"What is the best dataset form to mining using fp-growth algorithm in RM?"
brenda_natasha
New Altair Community Member
Anyone knows the best criteria or at least the rules for dataset that want to be mined using fp-growth?
And about the form, which one is better?
1. order_id | item1 | item 2 | item 3
or
2. order_id | item {}
or
3. order_id | book (T/F) | pencil (T/F) | bag (T/F)
because every example i read always use #2 form but what about the #1 and #3??
And about the form, which one is better?
1. order_id | item1 | item 2 | item 3
or
2. order_id | item {}
or
3. order_id | book (T/F) | pencil (T/F) | bag (T/F)
because every example i read always use #2 form but what about the #1 and #3??
0
Answers
-
Hi @brenda_natasha
It would not affect the outcome as long as you have information related to the order id and the items id.
The real difference is on the performance when you try to explore your data.
on case 1 and 3 you may have a column for each of the products depending on your use case it could be any number of columns and as it grows the array is bigger and the resources used by your computer would be bigger.

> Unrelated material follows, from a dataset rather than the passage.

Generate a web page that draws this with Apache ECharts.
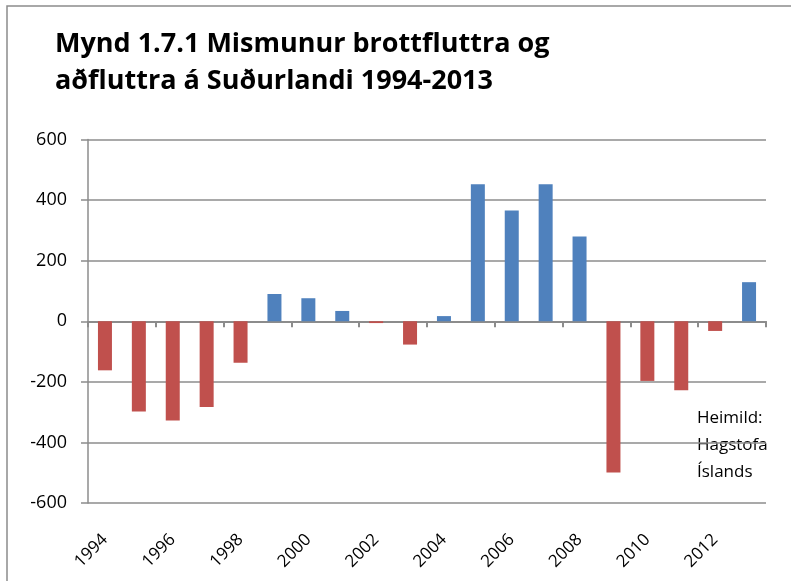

The main difference between 1 and 3 would be having binary encoding vs quantity of products on the order. Since the he amount ordered of each producto doesn't impact the outcome of the rule either way is ok.
At the end the process would transform the DataSet(DS) to a binary Matrix.
I prefer form 2 since you only need 2 columns on your DS an its easier to obtain that structure out of any transaccional software.
Hope this answers you question.
Best regards.1 -
Thanks. I found the answer for my previous question.1